Pictures do not belong in your copy. Repeat all the other data exactly.

--- Start of Supplied material ---

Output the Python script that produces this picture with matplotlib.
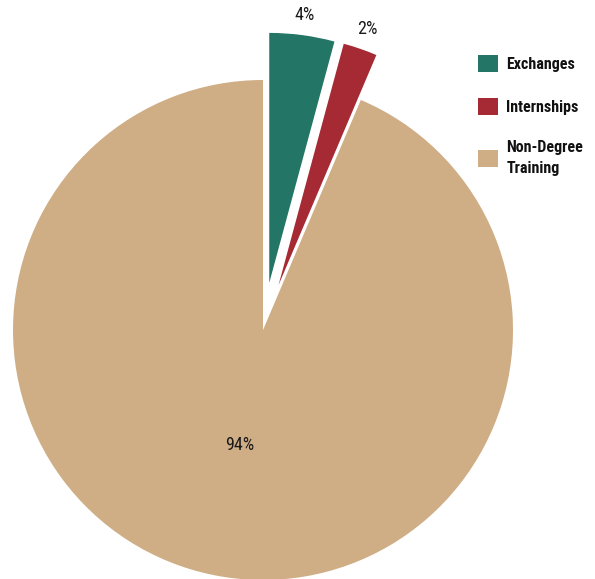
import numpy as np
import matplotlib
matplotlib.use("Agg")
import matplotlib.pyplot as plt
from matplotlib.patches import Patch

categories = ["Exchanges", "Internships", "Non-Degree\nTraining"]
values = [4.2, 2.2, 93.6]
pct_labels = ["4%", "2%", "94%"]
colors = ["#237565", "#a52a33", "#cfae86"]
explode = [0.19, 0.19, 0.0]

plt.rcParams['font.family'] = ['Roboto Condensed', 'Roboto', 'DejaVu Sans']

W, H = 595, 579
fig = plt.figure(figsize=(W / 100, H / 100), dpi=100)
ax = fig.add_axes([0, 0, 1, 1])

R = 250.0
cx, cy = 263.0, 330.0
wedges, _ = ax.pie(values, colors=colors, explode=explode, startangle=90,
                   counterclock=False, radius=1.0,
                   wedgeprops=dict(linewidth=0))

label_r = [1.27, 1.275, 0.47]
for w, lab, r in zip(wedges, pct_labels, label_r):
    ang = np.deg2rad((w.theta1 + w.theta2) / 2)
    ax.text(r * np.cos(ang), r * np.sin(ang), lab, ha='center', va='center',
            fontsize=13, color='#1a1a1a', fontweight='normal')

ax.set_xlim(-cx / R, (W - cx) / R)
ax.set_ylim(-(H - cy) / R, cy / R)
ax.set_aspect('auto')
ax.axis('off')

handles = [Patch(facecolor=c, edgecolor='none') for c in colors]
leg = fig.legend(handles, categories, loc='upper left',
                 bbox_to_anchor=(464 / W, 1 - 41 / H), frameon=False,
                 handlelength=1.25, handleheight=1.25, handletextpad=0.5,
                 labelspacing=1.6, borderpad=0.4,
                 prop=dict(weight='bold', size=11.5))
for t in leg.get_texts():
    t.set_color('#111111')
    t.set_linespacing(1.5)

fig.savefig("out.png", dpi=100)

--- End of Supplied material ---

_Written answer_
Output the Python script that produces this picture with matplotlib.
import numpy as np
import matplotlib
matplotlib.use("Agg")
import matplotlib.pyplot as plt
from matplotlib.patches import Patch

categories = ["Exchanges", "Internships", "Non-Degree\nTraining"]
values = [4.2, 2.2, 93.6]
pct_labels = ["4%", "2%", "94%"]
colors = ["#237565", "#a52a33", "#cfae86"]
explode = [0.19, 0.19, 0.0]

plt.rcParams['font.family'] = ['Roboto Condensed', 'Roboto', 'DejaVu Sans']

W, H = 595, 579
fig = plt.figure(figsize=(W / 100, H / 100), dpi=100)
ax = fig.add_axes([0, 0, 1, 1])

R = 250.0
cx, cy = 263.0, 330.0
wedges, _ = ax.pie(values, colors=colors, explode=explode, startangle=90,
                   counterclock=False, radius=1.0,
                   wedgeprops=dict(linewidth=0))

label_r = [1.27, 1.275, 0.47]
for w, lab, r in zip(wedges, pct_labels, label_r):
    ang = np.deg2rad((w.theta1 + w.theta2) / 2)
    ax.text(r * np.cos(ang), r * np.sin(ang), lab, ha='center', va='center',
            fontsize=13, color='#1a1a1a', fontweight='normal')

ax.set_xlim(-cx / R, (W - cx) / R)
ax.set_ylim(-(H - cy) / R, cy / R)
ax.set_aspect('auto')
ax.axis('off')

handles = [Patch(facecolor=c, edgecolor='none') for c in colors]
leg = fig.legend(handles, categories, loc='upper left',
                 bbox_to_anchor=(464 / W, 1 - 41 / H), frameon=False,
                 handlelength=1.25, handleheight=1.25, handletextpad=0.5,
                 labelspacing=1.6, borderpad=0.4,
                 prop=dict(weight='bold', size=11.5))
for t in leg.get_texts():
    t.set_color('#111111')
    t.set_linespacing(1.5)

fig.savefig("out.png", dpi=100)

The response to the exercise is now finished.